Alors qu'ils sont réunis pour Noël dans la maison familiale de Roubaix, comme par enchantement la parole se libère, les sentiments longtemps tus sont avoués... et les vacheries fusent, surtout dans la bouche de Junon, la mère castratrice jouée par Deneuve - lorsqu'Henri lui lance «Je ne t'aime pas!» elle répond avec une cruauté décomplexée : «Moi non plus!»

Tous les acteurs, Emmanuelle Devos, Chiara Mastroïanni, Melvil Poupaud, Laurent Capelluto sont excellents dans ce film qui sort en France le 21 mai.
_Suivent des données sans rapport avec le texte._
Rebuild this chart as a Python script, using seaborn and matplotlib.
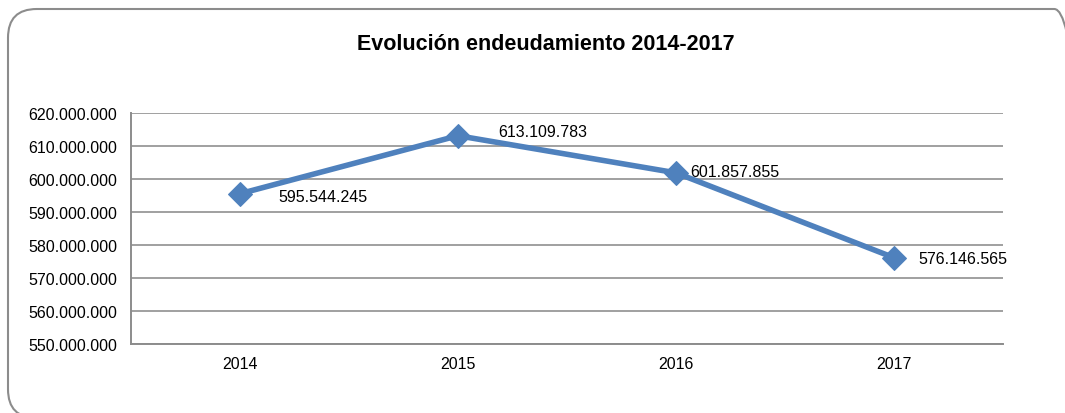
import matplotlib
matplotlib.use("Agg")
from matplotlib import pyplot as plt
from matplotlib.patches import FancyBboxPatch
import pandas as pd
import seaborn as sns

# chart data
years = ["2014", "2015", "2016", "2017"]
debt = [595544245, 613109783, 601857855, 576146565]
labels = ["595.544.245", "613.109.783", "601.857.855", "576.146.565"]
y_ticks = [550000000, 560000000, 570000000, 580000000, 590000000,
           600000000, 610000000, 620000000]

# label offsets in pixels (x right, y up)
label_offsets = [(38, -3), (40, 4), (14, 1), (24, -1)]

sns.set_theme(style="white")
plt.rcParams["font.family"] = ["Liberation Sans", "DejaVu Sans"]
plt.rcParams["text.color"] = "black"

df = pd.DataFrame({"year": years, "debt": debt})
df["pos"] = range(len(df))

fig = plt.figure(figsize=(10.65, 4.14), dpi=100)
ax = fig.add_axes([0.123, 0.1667, 0.8188, 0.558])

# rounded outer frame (Excel chart area), cut off at right and bottom
W, H = 1065, 414
frame = FancyBboxPatch(
    (8 / W, 1 - 419 / H), (1083 - 8) / W, (419 - 10) / H,
    boxstyle="round,pad=0,rounding_size=0.027",
    transform=fig.transFigure, facecolor="none",
    edgecolor="#8c8c8c", linewidth=1.5, mutation_aspect=W / H,
    zorder=0,
)
fig.patches.append(frame)

sns.lineplot(
    data=df, x="pos", y="debt", ax=ax,
    color="#4f81bd", linewidth=4, marker="D", markersize=12,
    markeredgecolor="#4f81bd", zorder=3,
)

for (x, y), lab, off in zip(zip(df["pos"], df["debt"]), labels, label_offsets):
    ax.annotate(lab, (x, y), xytext=off, textcoords="offset pixels",
                ha="left", va="center", fontsize=11.5, color="black")

ax.set_xlim(-0.5, 3.5)
ax.set_ylim(550000000, 620000000)
ax.set_yticks(y_ticks)
ax.set_yticklabels([f"{v:,}".replace(",", ".") for v in y_ticks])
ax.set_xticks(df["pos"])
ax.set_xticklabels(years)
ax.set_xlabel("")
ax.set_ylabel("")
ax.grid(axis="y", color="#a0a0a0", linewidth=1.4)
ax.set_axisbelow(True)
ax.tick_params(axis="both", length=0, labelsize=11.5, colors="black")
ax.tick_params(axis="y", pad=10)
ax.tick_params(axis="x", pad=9)

for side in ("top", "right"):
    ax.spines[side].set_visible(False)
for side in ("left", "bottom"):
    ax.spines[side].set_color("#8c8c8c")
    ax.spines[side].set_linewidth(1.4)

fig.text(546 / W, 1 - 45 / H, "Evolución endeudamiento 2014-2017",
         ha="center", va="center", fontsize=15.5, fontweight="bold",
         color="black")

fig.savefig("out.png", dpi=100)
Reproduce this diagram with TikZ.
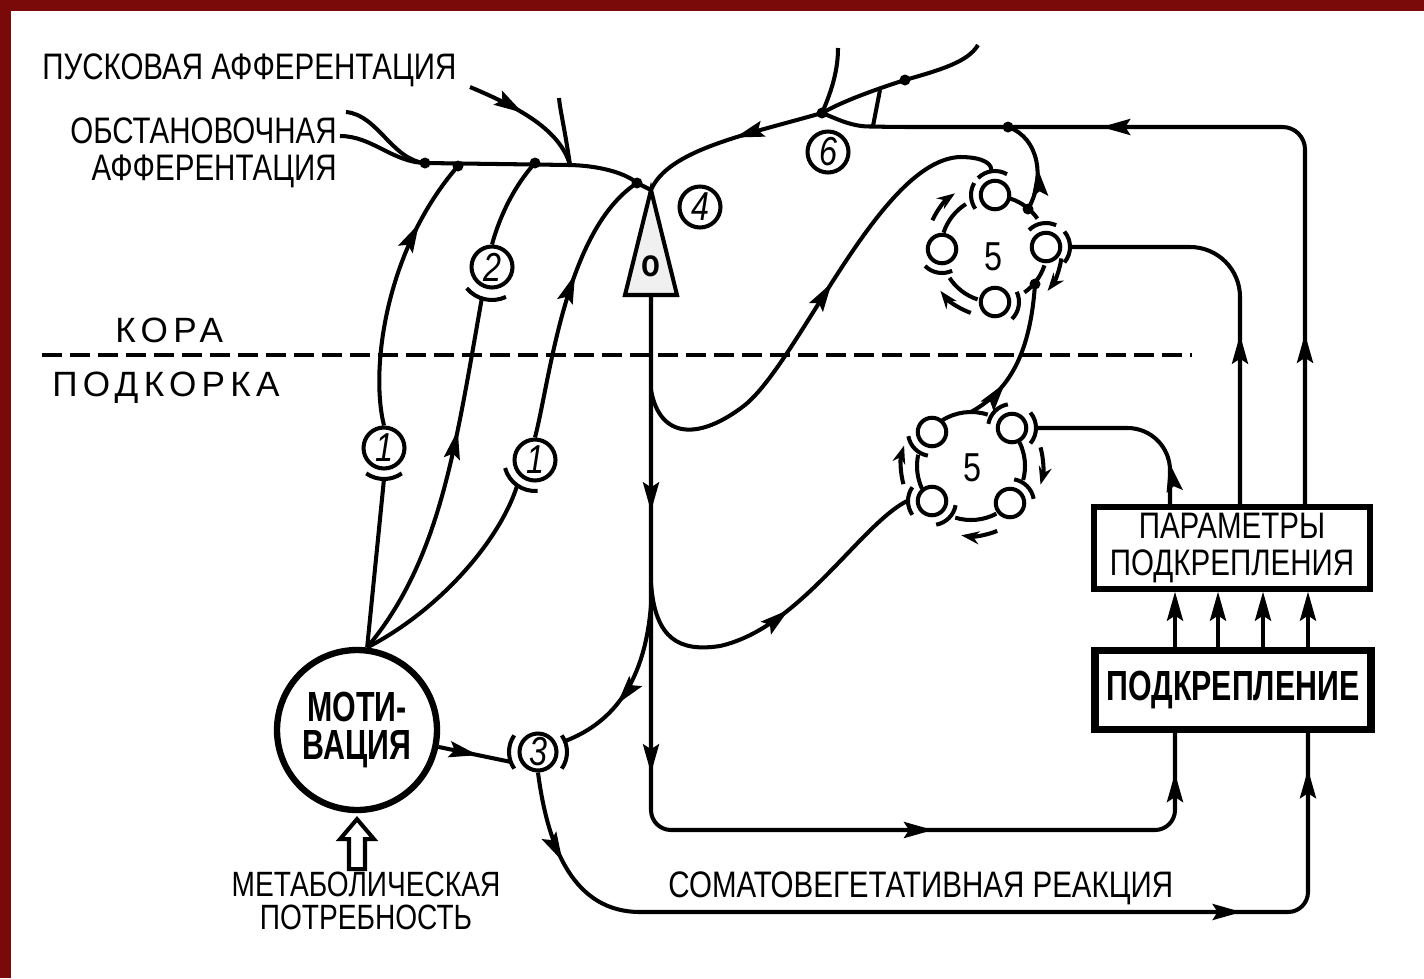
\documentclass[tikz,border=0pt]{standalone}
\usepackage{fontspec}
\setmainfont{Liberation Sans}
\newfontfamily\labelfont[FakeStretch=0.8]{Liberation Sans}
\newfontfamily\heavyfont[FakeStretch=0.72]{Liberation Sans}
\newfontfamily\spacedfont[LetterSpace=15]{Liberation Sans}
\usetikzlibrary{positioning,arrows.meta,calc,decorations.markings}
\definecolor{ink}{HTML}{000000}
\definecolor{frame}{HTML}{7A0A0A}
\newcommand\arcat[4]{\draw[wire] ([shift={(#2:#4)}]#1) arc[start angle=#2,end angle=#3,radius=#4];}

\begin{document}
\begin{tikzpicture}[
  x=0.02cm,y=0.02cm,
  >={Stealth[length=0.58cm,width=0.32cm,inset=0.1cm]},
  wire/.style={draw=ink,line width=2.3pt},
  arrowat/.style={postaction={decorate,decoration={markings,mark=at position #1 with {\arrow{>}}}}},
  num/.style={circle,draw=ink,line width=2.3pt,fill=white,minimum size=0.82cm,inner sep=0pt,font=\labelfont\itshape\fontsize{23}{23}\selectfont},
  cell/.style={circle,draw=ink,line width=2.3pt,fill=white,minimum size=0.57cm,inner sep=0pt},
  caption/.style={font=\labelfont\fontsize{21}{21}\selectfont,inner sep=0pt,align=center},
  zone/.style={font=\spacedfont\fontsize{20}{20}\selectfont,inner sep=0pt,anchor=west},
  box/.style={draw=ink,fill=white,align=center,inner sep=0pt},
  dot/.style={circle,fill=ink,inner sep=0pt,minimum size=0.22cm},
  ringarrow/.style={>={Stealth[length=0.36cm,width=0.26cm]},->,draw=ink,line width=2.3pt}
]
\useasboundingbox (0,0) rectangle (1424,-978);
\fill[white] (0,0) rectangle (1424,-978);
\fill[frame] (0,0) rectangle (1424,-11);
\fill[frame] (0,0) rectangle (11,-978);

\node[caption,anchor=west] (pusktxt) at (42,-70) {ПУСКОВАЯ АФФЕРЕНТАЦИЯ};
\node[caption,align=right,anchor=east,font=\labelfont\fontsize{21}{21}\selectfont] (obsttxt) at (337,-153) {ОБСТАНОВОЧНАЯ\\АФФЕРЕНТАЦИЯ};
\node[zone] (kora) at (115,-330) {КОРА};
\node[zone] (subkora) at (52,-388) {ПОДКОРКА};
\node[caption,font=\labelfont\fontsize{20}{18.7}\selectfont] (met) at (366,-901) {МЕТАБОЛИЧЕСКАЯ\\ПОТРЕБНОСТЬ};
\node[caption,anchor=west] (somatxt) at (668,-888) {СОМАТОВЕГЕТАТИВНАЯ РЕАКЦИЯ};

\node[circle,draw=ink,line width=3.6pt,fill=white,minimum size=3.2cm,inner sep=0pt,align=center,
  font=\heavyfont\bfseries\fontsize{24}{22}\selectfont] (mot) at (357,-730) {МОТИ-\\ВАЦИЯ};
\node[box,line width=3pt,minimum width=5.52cm,minimum height=1.64cm,font=\labelfont\fontsize{21}{21.5}\selectfont] (par) at (1232,-548) {ПАРАМЕТРЫ\\ПОДКРЕПЛЕНИЯ};
\node[box,line width=4.2pt,minimum width=5.52cm,minimum height=1.58cm,font=\heavyfont\bfseries\fontsize{24}{24}\selectfont] (rein) at (1233,-690) {ПОДКРЕПЛЕНИЕ};

\node[num] (c1a) at (384,-448) {1};
\node[num] (c2) at (492,-267) {2};
\node[num] (c1b) at (535,-460) {1};
\node[num,minimum size=0.74cm] (c3) at (538,-752) {3};
\node[num] (c4) at (700,-207) {4};
\node[num] (c6) at (828,-152) {6};

\coordinate (uc) at (994,-249);
\node[cell] (ut) at (995,-195) {};
\node[cell] (ul) at (942,-249) {};
\node[cell] (ur) at (1046,-247) {};
\node[cell] (ub) at (995,-302) {};
\node[font=\labelfont\fontsize{23}{23}\selectfont] (u5) at (993,-257) {5};
\coordinate (lc) at (971,-466);
\node[cell] (ltl) at (932,-432) {};
\node[cell] (ltr) at (1012,-428) {};
\node[cell] (lbl) at (932,-501) {};
\node[cell] (lbr) at (1010,-503) {};
\node[font=\labelfont\fontsize{23}{23}\selectfont] (l5) at (972,-468) {5};

\coordinate (obA) at (346,-112);
\coordinate (obB) at (340,-136);
\coordinate (pusk) at (470,-87);
\coordinate (j1) at (425,-163);
\coordinate (j2) at (458,-166);
\coordinate (j3) at (535,-163);
\coordinate (jp) at (570,-165);
\coordinate (twig1) at (559,-98);
\coordinate (j4) at (637,-183);
\coordinate (apex) at (651,-190);
\coordinate (base) at (651,-295);
\coordinate (j6) at (822,-113);
\coordinate (twig2) at (838,-48);
\coordinate (jt) at (905,-80);
\coordinate (topend) at (978,-45);
\coordinate (jx) at (880,-90);
\coordinate (hx) at (873,-126);
\coordinate (jr) at (1008,-127);
\coordinate (ud1) at (1028,-209);
\coordinate (ud2) at (1035,-284);
\coordinate (lt) at (971,-412);
\coordinate (ax1) at (651,-390);
\coordinate (ax2) at (651,-583);
\coordinate (ax3) at (651,-605);
\coordinate (x1) at (1170,0);
\coordinate (x2) at (1240,0);
\coordinate (x3) at (1305,0);
\coordinate (x4) at (1175,0);
\coordinate (x5) at (1308,0);

\draw[wire] (obA) .. controls (378,-115) and (392,-160) .. (j1);
\draw[wire] (obB) .. controls (372,-136) and (392,-162) .. (j1);
\draw[wire] (j1) -- (jp) .. controls (605,-166) and (628,-175) .. (j4) -- (apex);
\draw[wire,arrowat=0.45] (pusk) .. controls (520,-108) and (560,-130) .. (jp);
\draw[wire] (jp) .. controls (565,-130) and (560,-110) .. (twig1);
\draw[wire,arrowat=0.75] (c1a.north) .. controls (370,-370) and (385,-250) .. (j2);
\draw[wire] (c2.north) .. controls (500,-215) and (515,-185) .. (j3);
\draw[wire,arrowat=0.6] (c1b.north) .. controls (550,-380) and (565,-230) .. (j4);
\draw[wire] (mot.83) -- ([shift={(270:31)}]c1a.center);
\draw[wire,arrowat=0.64] (mot.83) .. controls (440,-560) and (455,-450) .. ([shift={(252:33)}]c2.center);
\draw[wire] (mot.83) .. controls (440,-610) and (500,-540) .. ([shift={(235:31)}]c1b.center);
\arcat{c1a.center}{235}{305}{31}
\arcat{c2.center}{220}{295}{33}
\arcat{c1b.center}{195}{275}{31}
\arcat{c3.center}{145}{215}{29}
\arcat{c3.center}{-35}{35}{29}

\draw[wire,arrowat=0.47] (j6) .. controls (745,-135) and (668,-150) .. (apex);
\draw[wire] (j6) .. controls (833,-88) and (838,-68) .. (twig2);
\draw[wire] (j6) .. controls (845,-100) and (880,-88) .. (jt) .. controls (940,-70) and (968,-62) .. (topend);
\draw[wire] (jx) -- (hx);
\draw[wire,rounded corners=0.45cm,arrowat=0.2,arrowat=0.67] (par.north -| x3) -- (1305,-127) -- (890,-127) .. controls (850,-126) and (835,-118) .. (j6);
\draw[wire,arrowat=0.45] (ud1) .. controls (1045,-180) and (1040,-138) .. (jr);
\draw[wire,rounded corners=1cm,arrowat=0.42] (par.north -| x2) -- (1240,-247) -- ([shift={(0:26)}]ur.center);
\draw[wire,rounded corners=0.85cm,arrowat=0.22] (par.north -| x1) -- (1170,-428) -- ([shift={(0:26)}]ltr.center);

\draw[wire,rounded corners=0.4cm,arrowat=0.19,arrowat=0.42,arrowat=0.71,arrowat=0.965] (base) -- (651,-830) -- (1175,-830) -- (rein.south -| x4);
\draw[wire,arrowat=0.55] (ax1) .. controls (660,-440) and (700,-440) .. (745,-405) .. controls (800,-360) and (880,-160) .. (960,-157) .. controls (985,-157) and (993,-165) .. ([shift={(100:24)}]ut.center);
\draw[wire,arrowat=0.54] (ax2) .. controls (655,-640) and (680,-652) .. (720,-646) .. controls (800,-628) and (860,-525) .. ([shift={(180:25)}]lbl.center);
\draw[wire,arrowat=0.62] (ax3) .. controls (645,-680) and (615,-722) .. ([shift={(22:29)}]c3.center);
\draw[wire,arrowat=0.55] (mot) -- ([shift={(200:29)}]c3.center);
\draw[wire,rounded corners=0.4cm,arrowat=0.09,arrowat=0.77,arrowat=0.965] (c3.south) .. controls (548,-850) and (575,-912) .. (660,-912) -- (1308,-912) -- (rein.south -| x5);
\draw[wire,arrowat=0.3] (lt) .. controls (1005,-393) and (1030,-360) .. (ud2);
\foreach \x in {1175,1218,1263,1308}{
  \coordinate (k) at (\x,0);
  \draw[wire,->] (rein.north -| k) -- (par.south -| k);
}

\arcat{uc}{162}{122}{53}
\arcat{uc}{72}{35}{53}
\arcat{uc}{-18}{-55}{53}
\arcat{uc}{-108}{-147}{53}
\arcat{ut.center}{60}{135}{24}
\arcat{ut.center}{150}{215}{24}
\arcat{ur.center}{65}{135}{24}
\arcat{ur.center}{-40}{40}{24}
\arcat{ub.center}{-45}{25}{24}
\arcat{ul.center}{225}{295}{24}
\draw[ringarrow] ([shift={(155:68)}]uc) arc[start angle=155,end angle=125,radius=68];
\draw[ringarrow] ([shift={(-8:68)}]uc) arc[start angle=-8,end angle=-38,radius=68];
\draw[ringarrow] ([shift={(250:68)}]uc) arc[start angle=250,end angle=218,radius=68];

\arcat{lc}{122}{72}{54}
\arcat{lc}{26}{-15}{54}
\arcat{lc}{-62}{-107}{54}
\arcat{lc}{205}{168}{54}
\arcat{ltl.center}{190}{260}{24}
\arcat{ltr.center}{100}{170}{24}
\arcat{ltr.center}{-40}{40}{24}
\arcat{lbr.center}{10}{80}{24}
\arcat{lbl.center}{280}{350}{24}
\arcat{lbl.center}{145}{215}{24}
\draw[ringarrow] ([shift={(195:70)}]lc) arc[start angle=195,end angle=163,radius=70];
\draw[ringarrow] ([shift={(15:72)}]lc) arc[start angle=15,end angle=-15,radius=72];
\draw[ringarrow] ([shift={(-68:70)}]lc) arc[start angle=-68,end angle=-98,radius=70];

\draw[wire,fill=black!6] (apex) -- (677,-295) -- (625,-295) -- cycle;
\node[font=\labelfont\bfseries\fontsize{22}{22}\selectfont] (soma) at (651,-266) {o};
\draw[wire,fill=white] ([shift={(-8,-56)}]mot.south) -- ([shift={(-8,-26)}]mot.south) -- ([shift={(-17,-26)}]mot.south) -- ([shift={(0,-6)}]mot.south) -- ([shift={(17,-26)}]mot.south) -- ([shift={(8,-26)}]mot.south) -- ([shift={(8,-56)}]mot.south) -- cycle;

\foreach \p in {j1,j2,j3,j4,j6,jt,jr,ud1,ud2}
  \node[dot] at (\p) {};
\draw[draw=ink,line width=2.5pt,dash pattern=on 0.4cm off 0.16cm] (42,-355) -- (1192,-355);
\end{tikzpicture}
\end{document}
Construit comme un kaléidoscope grâce à un savant montage qui navigue avec fluidité du passé au présent, d'un héros à l'autre, Un conte de Noël s'inscrit dans la veine autobiographique et la quête généalogique de Desplechin (Rois et reine, L'aimée).

Nourri de psychanalyse, le cinéaste traque le refoulé (mort d'un enfant, ascendance juive...) qui détermine la vie des individus tout autant, voire plus que leurs actes: «Nous demeurons nécessairement étrangers à nous-mêmes», dit un narrateur, citant Frédéric Nietzsche.

Car les références littéraires abondent dans ce film aux riches ambiances, photographiées par Eric Gautier et mises en musique par Grégoire Hetzel.

L'un des talents du cinéma français les plus affirmés des vingt dernières années, Arnaud Desplechin est à 48 ans un habitué de la Croisette où il a déjà brigué la Palme avec trois films, La sentinelle (1992), Comment je me suis disputé... (1996) et Esther Kahn (2000).

Les deux autres films français en compétition sont La frontière de l'aube de Philippe Garrel et Entre les murs de Laurent Cantet.

Dévoilé jeudi, Les trois singes est aussi une tragédie familiale, un drame de la jalousie à la somptueuse image numérique qui met en scène un trio: un couple et son fils. Il signe le retour du Turc Nuri Bilge Ceylan, pour la quatrième fois en compétition, deux ans après l'intimiste Les climats.

Ayant tué un homme au volant de sa voiture, un politicien (Ercan Kesal) paie son chauffeur (Yavuz Bingöl) pour endosser la responsabilité de l'accident.

Pendant que son employé est en prison, le politicien séduit l'épouse (Hatice Aslan) de celui-ci, sous les yeux du fils (Ahmet Rifat Sungar), et la fierté masculine blessée se heurte à la sensualité féminine.